- Task to complete: Print exactly the lines from the first one down to the line containing "const yTickLabels = [0,2,4,6,8,10,12,14];", both ends included, with no pictures and nothing else.

- Given data:
━━━━━━━━━━━━━━━━━━━━━━━━━━━━━━
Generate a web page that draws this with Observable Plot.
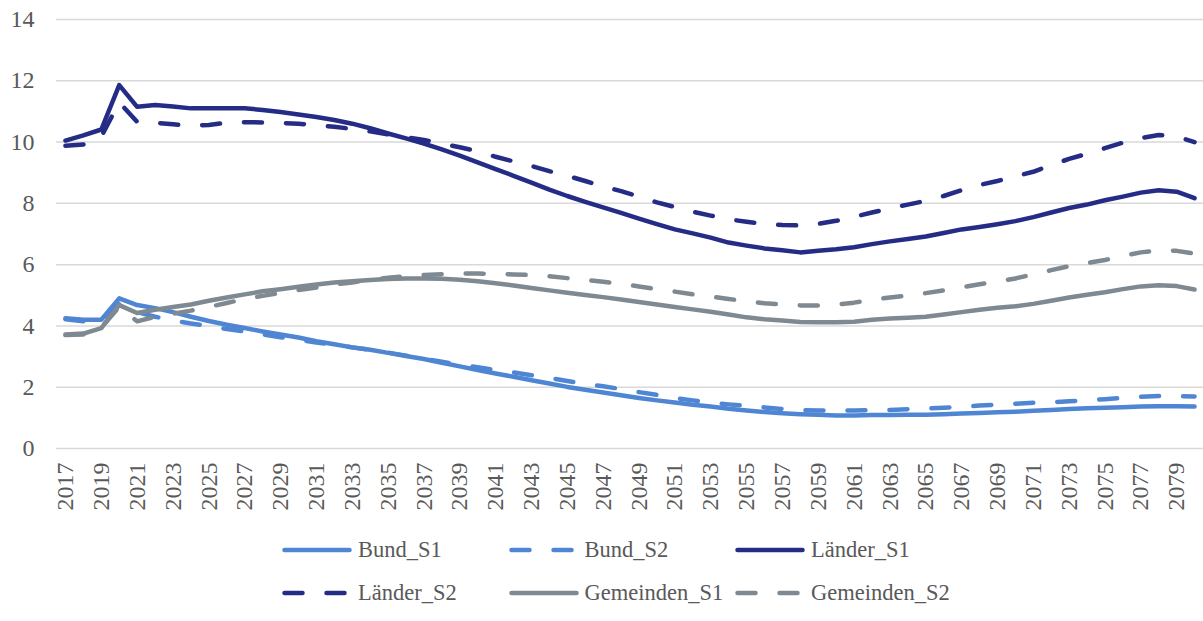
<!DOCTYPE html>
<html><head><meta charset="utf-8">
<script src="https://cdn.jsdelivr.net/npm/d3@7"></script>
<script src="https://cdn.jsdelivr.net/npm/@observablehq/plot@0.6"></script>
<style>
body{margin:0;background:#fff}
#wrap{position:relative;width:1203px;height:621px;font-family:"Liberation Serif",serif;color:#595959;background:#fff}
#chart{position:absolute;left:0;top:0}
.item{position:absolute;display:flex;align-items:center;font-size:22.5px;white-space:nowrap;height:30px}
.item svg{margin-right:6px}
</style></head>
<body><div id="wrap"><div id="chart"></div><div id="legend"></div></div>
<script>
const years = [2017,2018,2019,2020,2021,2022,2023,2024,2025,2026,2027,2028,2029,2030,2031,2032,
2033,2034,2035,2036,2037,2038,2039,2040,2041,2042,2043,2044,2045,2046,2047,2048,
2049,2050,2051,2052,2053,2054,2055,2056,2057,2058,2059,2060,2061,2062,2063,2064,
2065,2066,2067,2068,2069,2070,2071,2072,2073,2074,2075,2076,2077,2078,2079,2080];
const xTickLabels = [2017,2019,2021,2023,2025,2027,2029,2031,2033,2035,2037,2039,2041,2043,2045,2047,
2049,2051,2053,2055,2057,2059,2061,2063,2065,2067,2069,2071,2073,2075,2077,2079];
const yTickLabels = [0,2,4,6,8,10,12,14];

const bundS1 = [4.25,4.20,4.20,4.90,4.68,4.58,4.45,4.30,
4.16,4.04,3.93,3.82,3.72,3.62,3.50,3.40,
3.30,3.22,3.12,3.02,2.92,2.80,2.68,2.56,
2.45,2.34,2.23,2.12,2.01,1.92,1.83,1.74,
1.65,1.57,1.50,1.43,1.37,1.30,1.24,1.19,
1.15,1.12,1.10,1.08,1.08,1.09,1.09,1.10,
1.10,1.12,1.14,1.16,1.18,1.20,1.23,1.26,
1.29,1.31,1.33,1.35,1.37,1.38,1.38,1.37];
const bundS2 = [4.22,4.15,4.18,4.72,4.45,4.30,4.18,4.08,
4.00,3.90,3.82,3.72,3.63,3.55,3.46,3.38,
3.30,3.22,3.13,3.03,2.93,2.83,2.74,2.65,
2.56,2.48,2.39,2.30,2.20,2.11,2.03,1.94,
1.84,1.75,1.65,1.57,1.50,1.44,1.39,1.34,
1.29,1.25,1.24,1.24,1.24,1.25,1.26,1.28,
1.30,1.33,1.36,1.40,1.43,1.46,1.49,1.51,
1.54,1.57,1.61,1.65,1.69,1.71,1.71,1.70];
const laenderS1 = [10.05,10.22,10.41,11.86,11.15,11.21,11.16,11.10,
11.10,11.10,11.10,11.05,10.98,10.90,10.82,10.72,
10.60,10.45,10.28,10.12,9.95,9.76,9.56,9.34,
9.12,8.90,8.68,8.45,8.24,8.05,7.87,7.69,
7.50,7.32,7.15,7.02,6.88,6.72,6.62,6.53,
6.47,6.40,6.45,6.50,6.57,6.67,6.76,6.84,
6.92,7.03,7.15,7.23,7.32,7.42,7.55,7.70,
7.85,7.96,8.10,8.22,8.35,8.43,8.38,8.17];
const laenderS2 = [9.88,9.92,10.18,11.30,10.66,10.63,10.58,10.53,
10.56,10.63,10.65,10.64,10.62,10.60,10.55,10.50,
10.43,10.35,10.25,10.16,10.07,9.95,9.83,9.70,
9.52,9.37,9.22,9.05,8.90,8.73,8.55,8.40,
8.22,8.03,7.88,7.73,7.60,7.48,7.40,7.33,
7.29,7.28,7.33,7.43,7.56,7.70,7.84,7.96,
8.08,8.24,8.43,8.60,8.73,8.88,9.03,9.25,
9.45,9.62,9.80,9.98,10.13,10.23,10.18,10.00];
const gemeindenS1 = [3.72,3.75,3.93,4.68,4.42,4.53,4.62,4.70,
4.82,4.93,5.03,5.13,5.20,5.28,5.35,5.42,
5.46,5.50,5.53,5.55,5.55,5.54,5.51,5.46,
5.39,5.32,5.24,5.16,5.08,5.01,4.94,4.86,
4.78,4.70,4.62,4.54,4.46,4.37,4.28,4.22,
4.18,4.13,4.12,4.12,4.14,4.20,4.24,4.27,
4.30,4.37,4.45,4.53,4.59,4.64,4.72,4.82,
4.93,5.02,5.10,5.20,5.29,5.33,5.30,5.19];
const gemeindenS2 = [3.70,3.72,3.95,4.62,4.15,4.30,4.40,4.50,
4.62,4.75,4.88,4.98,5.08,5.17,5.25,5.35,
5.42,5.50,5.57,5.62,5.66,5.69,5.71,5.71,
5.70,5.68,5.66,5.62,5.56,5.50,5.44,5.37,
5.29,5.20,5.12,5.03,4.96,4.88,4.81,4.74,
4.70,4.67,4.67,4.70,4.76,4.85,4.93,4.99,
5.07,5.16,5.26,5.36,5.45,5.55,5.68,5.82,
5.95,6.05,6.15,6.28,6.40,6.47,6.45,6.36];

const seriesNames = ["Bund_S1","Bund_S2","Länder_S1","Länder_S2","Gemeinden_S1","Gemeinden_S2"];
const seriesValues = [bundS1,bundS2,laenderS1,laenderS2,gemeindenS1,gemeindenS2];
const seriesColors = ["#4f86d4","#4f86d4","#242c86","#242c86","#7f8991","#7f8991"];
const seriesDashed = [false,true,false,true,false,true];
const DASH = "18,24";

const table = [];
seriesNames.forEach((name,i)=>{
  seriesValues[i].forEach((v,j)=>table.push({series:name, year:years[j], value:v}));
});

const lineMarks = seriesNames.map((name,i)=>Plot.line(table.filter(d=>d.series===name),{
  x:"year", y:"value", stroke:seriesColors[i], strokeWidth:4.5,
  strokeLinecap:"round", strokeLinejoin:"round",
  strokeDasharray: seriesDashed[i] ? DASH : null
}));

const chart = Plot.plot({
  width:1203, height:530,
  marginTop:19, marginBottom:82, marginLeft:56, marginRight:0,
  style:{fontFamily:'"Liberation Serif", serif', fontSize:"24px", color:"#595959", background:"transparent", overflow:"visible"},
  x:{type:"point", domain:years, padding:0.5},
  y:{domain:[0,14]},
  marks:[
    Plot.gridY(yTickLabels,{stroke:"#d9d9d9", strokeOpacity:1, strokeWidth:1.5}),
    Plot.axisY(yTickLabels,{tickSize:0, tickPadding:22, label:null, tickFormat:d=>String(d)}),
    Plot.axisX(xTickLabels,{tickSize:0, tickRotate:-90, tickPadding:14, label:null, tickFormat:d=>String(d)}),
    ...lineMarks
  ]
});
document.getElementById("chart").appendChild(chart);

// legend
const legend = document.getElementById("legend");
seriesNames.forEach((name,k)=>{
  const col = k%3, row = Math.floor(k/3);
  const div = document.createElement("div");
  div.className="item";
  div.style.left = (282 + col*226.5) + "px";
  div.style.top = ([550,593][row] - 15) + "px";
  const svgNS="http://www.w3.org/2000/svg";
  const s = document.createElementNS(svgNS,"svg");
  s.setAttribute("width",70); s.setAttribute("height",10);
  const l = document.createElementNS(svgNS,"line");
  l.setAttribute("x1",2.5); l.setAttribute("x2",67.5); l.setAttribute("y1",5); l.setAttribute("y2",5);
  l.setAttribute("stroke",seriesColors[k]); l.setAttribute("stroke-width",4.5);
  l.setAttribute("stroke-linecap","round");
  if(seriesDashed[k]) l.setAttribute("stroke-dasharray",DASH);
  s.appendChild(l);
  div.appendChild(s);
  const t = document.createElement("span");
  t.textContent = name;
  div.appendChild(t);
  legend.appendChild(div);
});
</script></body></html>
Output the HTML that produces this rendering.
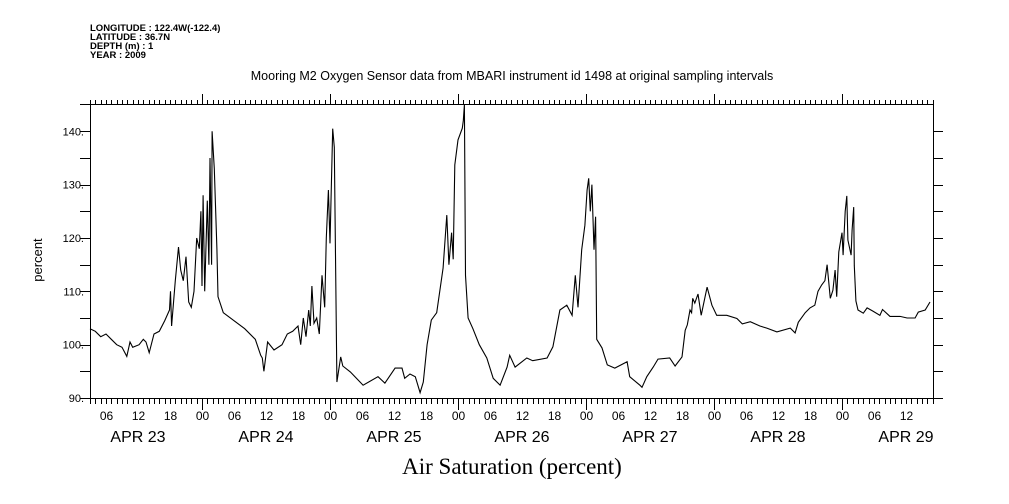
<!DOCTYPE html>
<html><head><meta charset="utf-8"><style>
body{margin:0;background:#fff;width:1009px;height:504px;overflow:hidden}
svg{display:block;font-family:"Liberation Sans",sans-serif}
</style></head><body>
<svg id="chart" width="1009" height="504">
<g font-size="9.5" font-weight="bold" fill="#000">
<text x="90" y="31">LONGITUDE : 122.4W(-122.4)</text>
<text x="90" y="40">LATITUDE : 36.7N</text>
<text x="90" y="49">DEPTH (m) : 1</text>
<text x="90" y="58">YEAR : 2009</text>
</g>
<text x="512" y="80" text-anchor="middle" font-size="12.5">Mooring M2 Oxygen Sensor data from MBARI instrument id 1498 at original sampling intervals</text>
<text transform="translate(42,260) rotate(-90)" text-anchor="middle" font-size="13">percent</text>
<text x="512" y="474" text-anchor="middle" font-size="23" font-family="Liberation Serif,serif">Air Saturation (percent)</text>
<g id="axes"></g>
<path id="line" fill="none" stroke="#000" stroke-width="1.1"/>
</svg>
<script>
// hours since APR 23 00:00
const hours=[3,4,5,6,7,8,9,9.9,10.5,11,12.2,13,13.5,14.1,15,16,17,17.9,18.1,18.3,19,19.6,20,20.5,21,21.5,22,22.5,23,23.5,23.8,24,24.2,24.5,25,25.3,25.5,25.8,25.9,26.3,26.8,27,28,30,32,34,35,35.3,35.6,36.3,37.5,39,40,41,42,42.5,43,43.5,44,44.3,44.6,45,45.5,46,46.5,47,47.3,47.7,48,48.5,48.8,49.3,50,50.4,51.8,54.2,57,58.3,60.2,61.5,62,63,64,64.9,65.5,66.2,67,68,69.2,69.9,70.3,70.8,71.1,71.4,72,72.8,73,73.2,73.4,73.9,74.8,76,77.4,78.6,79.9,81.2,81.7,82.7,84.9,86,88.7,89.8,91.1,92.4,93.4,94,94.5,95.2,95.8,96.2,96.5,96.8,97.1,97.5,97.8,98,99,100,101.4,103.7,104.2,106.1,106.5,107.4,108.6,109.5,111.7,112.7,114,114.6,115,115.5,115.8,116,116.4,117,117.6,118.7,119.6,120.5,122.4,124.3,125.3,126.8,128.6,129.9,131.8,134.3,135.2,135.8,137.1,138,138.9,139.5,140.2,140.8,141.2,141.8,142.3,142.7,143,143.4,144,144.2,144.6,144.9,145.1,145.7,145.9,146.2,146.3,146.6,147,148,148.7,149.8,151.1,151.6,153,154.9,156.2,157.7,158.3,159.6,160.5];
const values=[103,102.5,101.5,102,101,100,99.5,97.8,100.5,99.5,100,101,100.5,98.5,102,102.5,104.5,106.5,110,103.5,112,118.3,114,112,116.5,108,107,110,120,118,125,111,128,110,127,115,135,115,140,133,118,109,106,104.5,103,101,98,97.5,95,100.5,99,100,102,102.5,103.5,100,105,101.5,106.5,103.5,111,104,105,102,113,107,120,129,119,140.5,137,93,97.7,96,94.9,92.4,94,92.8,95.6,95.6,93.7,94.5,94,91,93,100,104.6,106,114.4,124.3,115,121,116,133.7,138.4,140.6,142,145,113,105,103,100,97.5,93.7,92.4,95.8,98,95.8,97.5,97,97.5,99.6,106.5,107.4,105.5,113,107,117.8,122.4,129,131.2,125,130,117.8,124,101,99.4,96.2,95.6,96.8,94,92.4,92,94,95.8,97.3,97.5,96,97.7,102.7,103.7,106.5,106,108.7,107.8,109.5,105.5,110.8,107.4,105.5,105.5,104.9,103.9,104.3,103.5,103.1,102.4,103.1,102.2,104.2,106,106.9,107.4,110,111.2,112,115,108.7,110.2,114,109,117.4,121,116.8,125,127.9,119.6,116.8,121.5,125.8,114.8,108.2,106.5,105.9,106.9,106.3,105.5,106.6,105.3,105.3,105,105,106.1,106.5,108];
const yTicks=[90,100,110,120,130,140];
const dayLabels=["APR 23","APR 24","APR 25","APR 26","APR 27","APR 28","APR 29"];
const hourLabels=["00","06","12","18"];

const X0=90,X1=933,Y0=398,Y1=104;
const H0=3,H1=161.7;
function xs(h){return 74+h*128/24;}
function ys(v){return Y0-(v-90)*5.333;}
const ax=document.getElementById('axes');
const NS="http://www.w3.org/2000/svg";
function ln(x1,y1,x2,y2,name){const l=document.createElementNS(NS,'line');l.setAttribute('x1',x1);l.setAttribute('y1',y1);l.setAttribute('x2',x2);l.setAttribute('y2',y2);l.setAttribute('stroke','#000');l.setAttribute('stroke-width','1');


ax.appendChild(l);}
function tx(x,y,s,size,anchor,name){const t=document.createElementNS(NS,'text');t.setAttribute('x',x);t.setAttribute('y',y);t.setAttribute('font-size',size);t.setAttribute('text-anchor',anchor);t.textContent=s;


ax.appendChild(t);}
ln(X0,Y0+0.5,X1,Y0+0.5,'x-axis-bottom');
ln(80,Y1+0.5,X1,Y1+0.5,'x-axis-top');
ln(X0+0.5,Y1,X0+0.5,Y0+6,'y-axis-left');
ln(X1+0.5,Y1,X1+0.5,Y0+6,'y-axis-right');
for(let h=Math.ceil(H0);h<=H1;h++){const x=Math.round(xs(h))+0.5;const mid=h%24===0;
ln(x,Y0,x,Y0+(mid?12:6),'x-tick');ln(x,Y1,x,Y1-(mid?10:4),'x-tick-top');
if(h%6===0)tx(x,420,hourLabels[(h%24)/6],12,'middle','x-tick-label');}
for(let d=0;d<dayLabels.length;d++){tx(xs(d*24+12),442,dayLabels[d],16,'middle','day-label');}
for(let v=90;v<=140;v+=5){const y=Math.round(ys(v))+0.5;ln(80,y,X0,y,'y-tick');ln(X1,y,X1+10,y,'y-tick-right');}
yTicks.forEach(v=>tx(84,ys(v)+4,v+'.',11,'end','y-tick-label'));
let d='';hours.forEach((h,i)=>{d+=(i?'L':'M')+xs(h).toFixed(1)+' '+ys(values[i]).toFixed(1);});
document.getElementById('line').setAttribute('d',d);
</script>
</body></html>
━━━━━━━━━━━━━━━━━━━━━━━━━━━━━━
- The completed task:
Generate a web page that draws this with Observable Plot.
<!DOCTYPE html>
<html><head><meta charset="utf-8">
<script src="https://cdn.jsdelivr.net/npm/d3@7"></script>
<script src="https://cdn.jsdelivr.net/npm/@observablehq/plot@0.6"></script>
<style>
body{margin:0;background:#fff}
#wrap{position:relative;width:1203px;height:621px;font-family:"Liberation Serif",serif;color:#595959;background:#fff}
#chart{position:absolute;left:0;top:0}
.item{position:absolute;display:flex;align-items:center;font-size:22.5px;white-space:nowrap;height:30px}
.item svg{margin-right:6px}
</style></head>
<body><div id="wrap"><div id="chart"></div><div id="legend"></div></div>
<script>
const years = [2017,2018,2019,2020,2021,2022,2023,2024,2025,2026,2027,2028,2029,2030,2031,2032,
2033,2034,2035,2036,2037,2038,2039,2040,2041,2042,2043,2044,2045,2046,2047,2048,
2049,2050,2051,2052,2053,2054,2055,2056,2057,2058,2059,2060,2061,2062,2063,2064,
2065,2066,2067,2068,2069,2070,2071,2072,2073,2074,2075,2076,2077,2078,2079,2080];
const xTickLabels = [2017,2019,2021,2023,2025,2027,2029,2031,2033,2035,2037,2039,2041,2043,2045,2047,
2049,2051,2053,2055,2057,2059,2061,2063,2065,2067,2069,2071,2073,2075,2077,2079];
const yTickLabels = [0,2,4,6,8,10,12,14];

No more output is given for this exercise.